There’s more. The proposal allows the sale of insurance across state lines (read my blog on why this won’t work); eliminates the taxes to pharmaceutical and medical device companies that helped fund the ACA; defunds Planned Parenthood; allows dependents up to age 26 to remain on their parent’s health insurance; and increases the amount you can sock away in a health savings account (more on HSAs here).

Employer-Provided Insurance Also at Risk

Those of you with employer-provided health insurance, stop looking so smug. The bill repeals an ACA requirement that employers offer affordable plans that cost no more than 9 percent of an employee’s gross income. It also eliminates the ACA requirement that large employers (those with more than 50 full-time employees) offer health insurance to their employees.

Parsing the Cost of the Republican ACA Replacement

We have no clue how much this will cost because the House didn’t send the proposal through the nonpartisan Congressional Budget Office (CBO).
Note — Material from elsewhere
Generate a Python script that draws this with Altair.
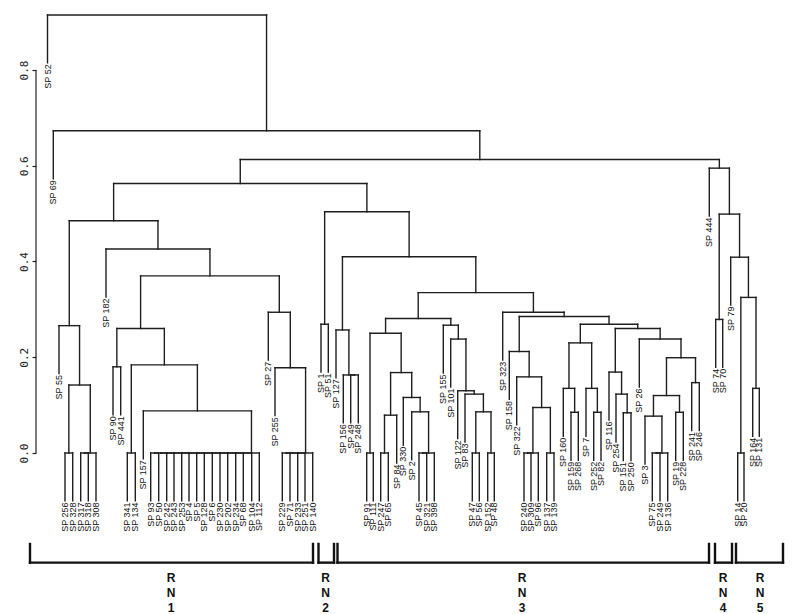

In January, the CBO estimated that repealing the law would increase the number of uninsured by 18 million in the first year. After funding for Medicaid expansion and subsidies were eliminated, that number would increase to 32 million by 2026.

The January report didn’t address the impact on the federal deficit. But a 2015 CBO report estimated a repeal would increase the deficits by $137 billion between 2016 and 2025.